One of the main ones now is to multiply its previous efforts to reach out to all sectors of society in order to be a factor of peace and social cohesion rather than division. That requires reestablishing its cooperation with human rights organizations in dealing with investigations into abuses by its own members. The Nicaraguan Human Rights Center (CENIDH) received 23 denunciations of human rights violations by members of the Army in 2013 and such events require investigation, which in turn implies engaging in a dialogue with the population. But in 2008, after Army personnel arbitrarily killed three peasants on Nueva Guinea’s El Encanto hacienda, the Army cut the constructive communication channel maintained for years with CENIDH to collaborate in investigations that implicated it, even including sensitive ones. That communication remains shut off, but hopefully that will change.
A not very optimistic
economic context Ortega may be emboldened by his political control and social backing, but the economic context in which he has pushed through his reforms don’t give cause for much optimism.
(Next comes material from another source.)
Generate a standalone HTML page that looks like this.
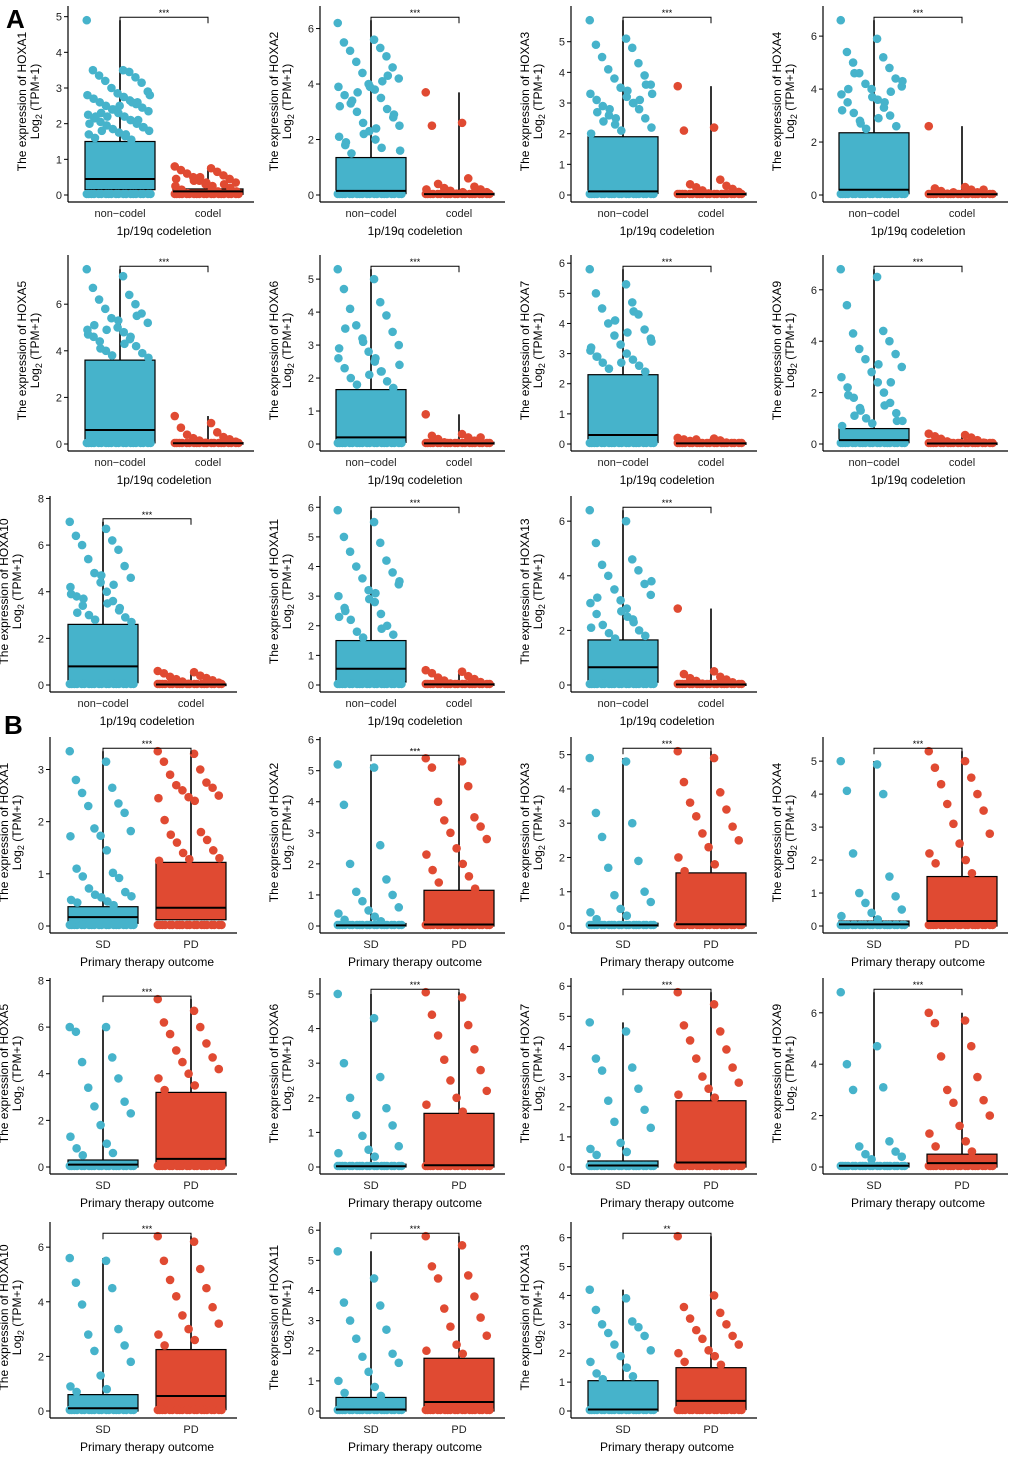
<!DOCTYPE html>
<html><head><meta charset="utf-8">
<style>
body{margin:0;background:#fff}
svg{display:block;font-family:"Liberation Sans",Arial,sans-serif}
</style></head>
<body>
<svg id="fig" width="1020" height="1459" viewBox="0 0 1020 1459">
<text x="6" y="28" font-size="26" font-weight="bold">A</text>
<text x="4" y="734" font-size="26" font-weight="bold">B</text>
</svg>
<script>
// ---- data ----
const genes = ["HOXA1","HOXA2","HOXA3","HOXA4","HOXA5","HOXA6","HOXA7","HOXA9","HOXA10","HOXA11","HOXA13"];
const groupsA = ["non−codel","codel"];
const groupsB = ["SD","PD"];
const tickMaxA = [5,6,5,6,6,5,6,6,8,6,6];
const tickStepA = [1,2,1,2,2,1,1,2,2,1,2];
const tickMaxB = [3,6,5,5,8,5,6,6,6,6,6];
const tickStepB = [1,1,1,1,2,1,1,2,2,1,1];
// box stats [q1, median, q3, max]
const boxA1 = [[0.15,0.45,1.5,4.9],[0.05,0.15,1.35,6.3],[0.05,0.12,1.9,5.7],[0.05,0.2,2.35,6.6],[0.05,0.6,3.6,7.5],[0.05,0.2,1.65,5.3],[0.05,0.3,2.3,5.8],[0.05,0.15,0.6,6.8],[0.1,0.8,2.6,7.0],[0.1,0.55,1.5,5.9],[0.1,0.65,1.65,6.4]];
const boxA2 = [[0.02,0.1,0.17,0.8],[0,0.03,0.06,3.7],[0,0.03,0.06,3.55],[0,0.03,0.06,2.6],[0,0.03,0.06,1.2],[0,0.02,0.05,0.9],[0,0.02,0.04,0.2],[0,0.02,0.04,0.4],[0,0.02,0.04,0.6],[0,0.02,0.04,0.5],[0,0.02,0.04,2.8]];
const boxB1 = [[0.05,0.17,0.37,3.35],[0,0.02,0.08,5.2],[0,0.02,0.08,4.9],[0,0.05,0.15,5.0],[0,0.1,0.3,6.0],[0,0.02,0.08,5.0],[0,0.05,0.2,4.8],[0,0.05,0.15,6.8],[0,0.1,0.6,5.6],[0,0.05,0.45,5.3],[0,0.05,1.05,4.2]];
const boxB2 = [[0.12,0.35,1.22,3.35],[0,0.05,1.15,5.4],[0,0.05,1.55,5.1],[0,0.15,1.5,5.3],[0.05,0.35,3.2,7.2],[0,0.05,1.55,5.05],[0,0.15,2.2,5.8],[0,0.15,0.5,6.0],[0.05,0.55,2.25,6.4],[0,0.3,1.75,5.8],[0.05,0.35,1.5,6.05]];
const sigA = ["***","***","***","***","***","***","***","***","***","***","***"];
const sigB = ["***","***","***","***","***","***","***","***","***","***","**"];
// scattered points (values)
const ptsA1 = [
[4.9,3.5,3.5,3.45,3.35,3.3,3.2,3.15,3.0,2.9,2.85,2.8,2.75,2.7,2.65,2.6,2.55,2.5,2.45,2.4,2.35,2.3,2.25,2.2,2.15,2.1,2.05,2.0,1.95,1.9,1.85,1.8,1.75,1.7,1.65,1.6,1.55,2.3,2.6,2.2,1.9,2.4,2.8,2.5,2.0,1.7,2.2,2.6,1.8,2.1],
[6.2,5.6,5.5,5.3,5.2,5.0,4.8,4.6,4.4,4.2,4.0,3.9,3.8,3.6,3.5,3.3,3.1,3.0,2.8,2.6,2.5,2.3,2.1,2.0,1.8,1.7,1.5,4.3,3.7,2.9,2.2,1.6,3.9,3.2,2.4,1.9,4.1,3.4],
[5.7,5.1,4.9,4.8,4.5,4.3,4.1,3.9,3.8,3.6,3.5,3.3,3.2,3.1,3.0,2.9,2.8,2.6,2.5,2.3,2.2,2.1,2.0,3.4,2.7,3.0,2.4,3.1,2.8,3.6,2.5,3.3],
[6.6,5.9,5.4,5.2,5.0,4.8,4.6,4.4,4.2,4.1,4.0,3.8,3.6,3.5,3.3,3.1,3.0,2.8,2.6,2.5,4.3,3.7,3.2,2.9,4.0,3.5,4.6,3.9,2.7],
[7.5,7.2,6.7,6.4,6.2,6.0,5.8,5.6,5.4,5.2,5.0,4.9,4.8,4.6,4.5,4.4,4.2,4.0,3.9,3.8,3.7,5.3,4.7,4.3,5.1,4.6,4.1,5.5,4.9],
[5.3,5.0,4.7,4.3,4.1,3.9,3.6,3.4,3.2,3.0,2.8,2.6,2.5,2.3,2.2,2.0,1.9,1.8,1.7,3.1,2.4,2.1,2.9,2.6,3.5,2.2],
[5.8,5.3,5.0,4.7,4.5,4.3,4.0,3.8,3.6,3.5,3.3,3.1,3.0,2.9,2.8,2.7,2.6,2.5,2.4,4.1,3.4,2.7,3.2,3.7,2.9,4.4],
[6.8,6.5,5.4,4.4,4.3,4.0,3.7,3.5,3.3,3.0,2.8,2.6,2.4,2.2,2.0,1.8,1.6,1.4,1.2,1.0,0.9,0.8,0.7,3.1,1.9,1.5,1.1,2.4,1.3,0.9],
[7.0,6.7,6.4,6.2,6.0,5.8,5.4,5.1,4.8,4.6,4.4,4.2,4.0,3.8,3.6,3.4,3.2,3.0,2.9,2.8,2.7,4.7,3.9,3.5,3.1,4.3,3.7,3.3],
[5.9,5.5,5.0,4.8,4.5,4.2,4.0,3.8,3.6,3.4,3.2,3.0,2.8,2.6,2.4,2.2,2.0,1.8,1.7,1.6,3.5,2.9,2.3,3.1,2.5,1.9],
[6.4,6.0,5.2,4.6,4.4,4.2,4.0,3.7,3.5,3.3,3.1,3.0,2.8,2.6,2.4,2.2,2.0,1.9,1.8,1.7,3.8,2.7,2.1,2.5,3.2,2.3]];
const ptsA2 = [
[0.8,0.75,0.7,0.65,0.6,0.55,0.5,0.45,0.4,0.35,0.3,0.25,0.2,0.15,0.1,0.05,0.3,0.4,0.2,0.5,0.1,0.35,0.45,0.25],
[3.7,2.6,2.5,0.6,0.4,0.3,0.25,0.2,0.15,0.1,0.05,0.2,0.1],
[3.55,2.2,2.1,0.5,0.35,0.3,0.25,0.2,0.15,0.1,0.05],
[2.6,0.3,0.25,0.2,0.15,0.1,0.05,0.2,0.1],
[1.2,0.9,0.7,0.5,0.4,0.3,0.25,0.2,0.15,0.1,0.05],
[0.9,0.3,0.25,0.2,0.15,0.1,0.05,0.2],
[0.2,0.18,0.15,0.12,0.1,0.05,0.15],
[0.4,0.35,0.3,0.25,0.2,0.15,0.1,0.05],
[0.6,0.55,0.5,0.4,0.35,0.3,0.25,0.2,0.15,0.1,0.05],
[0.5,0.45,0.4,0.3,0.25,0.2,0.15,0.1,0.05],
[2.8,0.5,0.4,0.3,0.25,0.2,0.15,0.1,0.05]];
const ptsB1 = [
[3.35,3.15,2.8,2.65,2.55,2.35,2.3,2.17,1.87,1.82,1.73,1.72,1.45,1.1,1.02,0.95,0.92,0.72,0.65,0.6,0.57,0.55,0.5,0.47,0.45,0.4],
[5.2,5.1,3.9,2.6,2.0,1.5,1.1,1.0,0.8,0.6,0.5,0.4,0.3,0.2,0.15],
[4.9,4.8,3.3,3.0,2.6,1.9,1.7,1.0,0.9,0.7,0.5,0.4,0.3,0.2],
[5.0,4.9,4.1,4.0,2.2,1.5,1.0,0.9,0.7,0.5,0.4,0.3,0.2],
[6.0,6.0,5.8,4.7,4.5,3.8,3.4,2.8,2.6,2.3,1.8,1.3,1.0,0.8,0.6,0.5],
[5.0,4.3,3.0,2.6,2.0,1.7,1.5,1.2,0.9,0.6,0.5,0.4,0.3],
[4.8,4.5,3.6,3.3,3.2,2.6,2.2,1.9,1.5,1.3,0.8,0.6,0.5,0.4],
[6.8,4.7,4.0,3.1,3.0,1.0,0.8,0.6,0.5,0.4,0.3],
[5.6,5.5,4.7,4.5,3.9,3.0,2.8,2.4,2.2,1.8,1.3,0.9,0.8,0.7],
[5.3,4.4,3.6,3.5,3.0,2.7,2.4,1.9,1.8,1.6,1.3,1.0,0.8,0.6,0.5],
[4.2,3.9,3.5,3.1,3.0,2.9,2.7,2.6,2.3,2.1,1.9,1.7,1.5,1.3,1.2,1.1]];
const ptsB2 = [
[3.35,3.3,3.15,3.0,2.9,2.75,2.7,2.65,2.6,2.5,2.47,2.45,2.4,2.03,1.8,1.75,1.65,1.6,1.45,1.4,1.3,1.28,1.25],
[5.4,5.3,5.1,4.5,4.0,3.5,3.4,3.2,3.0,2.8,2.5,2.3,2.0,1.8,1.6,1.4,1.2],
[5.1,4.9,4.2,3.9,3.6,3.4,3.2,2.9,2.7,2.5,2.3,2.0,1.8,1.6],
[5.3,5.0,4.8,4.5,4.3,4.0,3.7,3.5,3.1,2.8,2.5,2.2,2.0,1.9,1.6],
[7.2,6.7,6.2,6.0,5.7,5.3,5.0,4.7,4.5,4.2,4.0,3.8,3.5,3.3],
[5.05,4.9,4.4,4.1,3.8,3.4,3.1,2.8,2.5,2.2,2.0,1.8,1.6],
[5.8,5.4,4.7,4.5,4.2,3.9,3.6,3.3,3.0,2.8,2.6,2.4,2.3],
[6.0,5.7,5.6,4.7,4.3,3.5,3.0,2.6,2.5,2.0,1.6,1.3,1.0,0.8,0.6],
[6.4,6.2,5.5,5.2,4.8,4.5,4.2,3.8,3.5,3.2,3.0,2.8,2.6,2.4],
[5.8,5.5,4.8,4.5,4.4,3.8,3.4,3.1,2.8,2.5,2.2,2.0,1.9],
[6.05,4.0,3.6,3.4,3.2,3.0,2.8,2.6,2.5,2.3,2.1,2.0,1.9,1.7,1.6]];

// ---- layout ----
const NS="http://www.w3.org/2000/svg";
const svg=document.getElementById('fig');
const BLUE="#46B3CB", RED="#E04A32";
function el(tag,attrs,parent){const e=document.createElementNS(NS,tag);for(const k in attrs)e.setAttribute(k,attrs[k]);(parent||svg).appendChild(e);return e;}
const colCenters=[[120,208],[371,459],[623,711],[874,962]];
const colAxis=[68,320,571,823];
const rowY0=[195,444,685,926,1167,1411];

function panel(idx,row,col,gene,groups,xTitle,tickMax,tickStep,boxes,pts,sig,axisX,centers){
  const g=el('g',{});
  
  
  const y0=rowY0[row], top=y0-187;
  const dmax=Math.max(boxes[0][3],boxes[1][3],...pts[0],...pts[1]);
  const lim=Math.max(dmax*1.07,tickMax*1.0+0.02);
  const ys=v=>y0-v/lim*(y0-top);
  const right=centers[1]+46;
  const ya=el('line',{x1:axisX,y1:top-2,x2:axisX,y2:y0+7,stroke:'#000','stroke-width':1.2},g);
  
  const xa=el('line',{x1:axisX,y1:y0+7,x2:right,y2:y0+7,stroke:'#000','stroke-width':1.2},g);
  
  for(let t=0;t<=tickMax+1e-9;t+=tickStep){
    const y=ys(t);
    el('line',{x1:axisX-4,y1:y,x2:axisX,y2:y,stroke:'#000','stroke-width':1},g);
    const tl=el('text',{x:axisX-6,y:y+4,'font-size':11,'text-anchor':'end',fill:'#222'},g);
    tl.textContent=t;
    
  }
  const yt=el('text',{transform:`translate(${axisX-42},${(top+y0)/2}) rotate(-90)`,'font-size':12,'text-anchor':'middle'},g);
  yt.textContent='The expression of '+gene;
  
  const yt2=el('text',{transform:`translate(${axisX-29},${(top+y0)/2}) rotate(-90)`,'font-size':12,'text-anchor':'middle'},g);
  yt2.innerHTML='Log<tspan font-size="9" dy="3">2</tspan><tspan dy="-3"> (TPM+1)</tspan>';
  
  const colors=[BLUE,RED];
  for(let k=0;k<2;k++){
    const cx=centers[k], b=boxes[k], w=70;
    const vl=el('line',{x1:cx,y1:ys(b[2]),x2:cx,y2:ys(b[3]),stroke:'#000','stroke-width':1.6},g);
    
    const bx=el('rect',{x:cx-w/2,y:ys(b[2]),width:w,height:Math.max(1.5,ys(b[0])-ys(b[2])),fill:colors[k],stroke:'#000','stroke-width':1.2},g);
    
    for(let i=0;i<20;i++){
      const jx=cx+((i*37%100)/100-0.5)*w*0.95;
      el('circle',{cx:jx,cy:ys(0)-1,r:4.2,fill:colors[k]},g);
    }
    pts[k].forEach((v,i)=>{
      const jx=cx+((i*53%97)/97-0.5)*w*0.95;
      const c=el('circle',{cx:jx,cy:ys(v),r:4.3,fill:colors[k]},g);
      
      
    });
    const md=el('line',{x1:cx-w/2,y1:ys(b[1]),x2:cx+w/2,y2:ys(b[1]),stroke:'#000','stroke-width':2},g);
    
    const xl=el('text',{x:cx,y:y0+22,'font-size':11,'text-anchor':'middle',fill:'#222'},g);
    xl.textContent=groups[k];
    
  }
  const by=ys(dmax)-3;
  const br=el('path',{d:`M${centers[0]},${by+6}V${by}H${centers[1]}V${by+6}`,fill:'none',stroke:'#000','stroke-width':1},g);
  
  const st=el('text',{x:(centers[0]+centers[1])/2,y:by-1,'font-size':9,'text-anchor':'middle'},g);
  st.textContent=sig;
  
  const xt=el('text',{x:(centers[0]+centers[1])/2,y:y0+40,'font-size':12,'text-anchor':'middle'},g);
  xt.textContent=xTitle;
  
}

for(let i=0;i<11;i++){
  const row=Math.floor(i/4), col=i%4;
  let ax=colAxis[col], cs=colCenters[col];
  if(col===0&&row===2){ax=50;cs=[103,191];}
  panel(i,row,col,genes[i],groupsA,'1p/19q codeletion',tickMaxA[i],tickStepA[i],[boxA1[i],boxA2[i]],[ptsA1[i],ptsA2[i]],sigA[i],ax,cs);
  let bx=colAxis[col], bc=colCenters[col];
  if(col===0){bx=50;bc=[103,191];}
  panel(i,row+3,col,genes[i],groupsB,'Primary therapy outcome',tickMaxB[i],tickStepB[i],[boxB1[i],boxB2[i]],[ptsB1[i],ptsB2[i]],sigB[i],bx,bc);
}
</script>
</body></html>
It is likely that the economic situation this year won’t be as good as in recent years. The coffee crisis, due both to the rust plague and the fall of international prices, is beginning to make itself felt more strongly. The international prices of peanuts and sugar have also fallen, while 2013 saw a stagnation of private investment and the Nicaraguan Foundation for Economic and Social Development (FUNIDES), the Nicaraguan business class’ think tank, has warned of the uncertainty the constitutional reforms could generate in the economy.
Nicaragua’s external current account deficit is one of the highest in the continent. The government is now also recognizing a deficit in the tax collection despite the new tax law and there is already talk of a cut in the recently approved budget. For the first time since 2009, when the effects of the world crisis hit Nicaragua, the government is beginning to require “cuts” and “austerity” from central government institutions and municipal governments. “The institutions,” said FSLN legislative representative Wálmaro Gutiérrez, who fills in as Ortega’s economic spokesperson, “have to have a contingency plan; they must make adjustments and slow down internal spending.”
A December 13, 2013, International Monetary Fund press release reporting its Executive Board’s conclusions based on last year’s annual staff visit to Nicaragua again mentions the country’s vulnerability due to its dependence on Venezuela. The IMF directors specifically refer to “uncertainties regarding… the oil import financing scheme with Venezuela” and recommend “full disclosure” of the agreement with that country. But despite the chaotic economic situation observed in Venezuela, there is no information suggesting any changes in the oil scheme.
Symptoms of autism The constitutional and military reforms haven’t pleased important national sectors, particularly the govern-ment’s main allies, the big business elite grouped in the Superior Council of Private Enterprise (COSEP). Referring to last-minute cosmetic changes Ortega personally negotiated with them behind closed doors, a downcast José Adán Aguerri, COSEP’s president, acknowledged that “we did what we could. They were going to approve the reforms in any event. All we could try to do was mitigate some of the negative impacts.”
The most important negative impacts, however, weren’t even touched on. They are the installation of unlimited presidential continuation and the centralization of power in a single person with no counterweights or checks and balances.
The government appears to have decided to ignore the uncertainty the constitutional and military reforms are triggering among its business allies and the population’s more informed middle sectors. Those deciding the course of the country appear to be showing symptoms of autism, a malady that affects the imagination, annuls empathy and is expressed in reiterative and insistent forms of communication born of the absence of a sense of social reciprocity.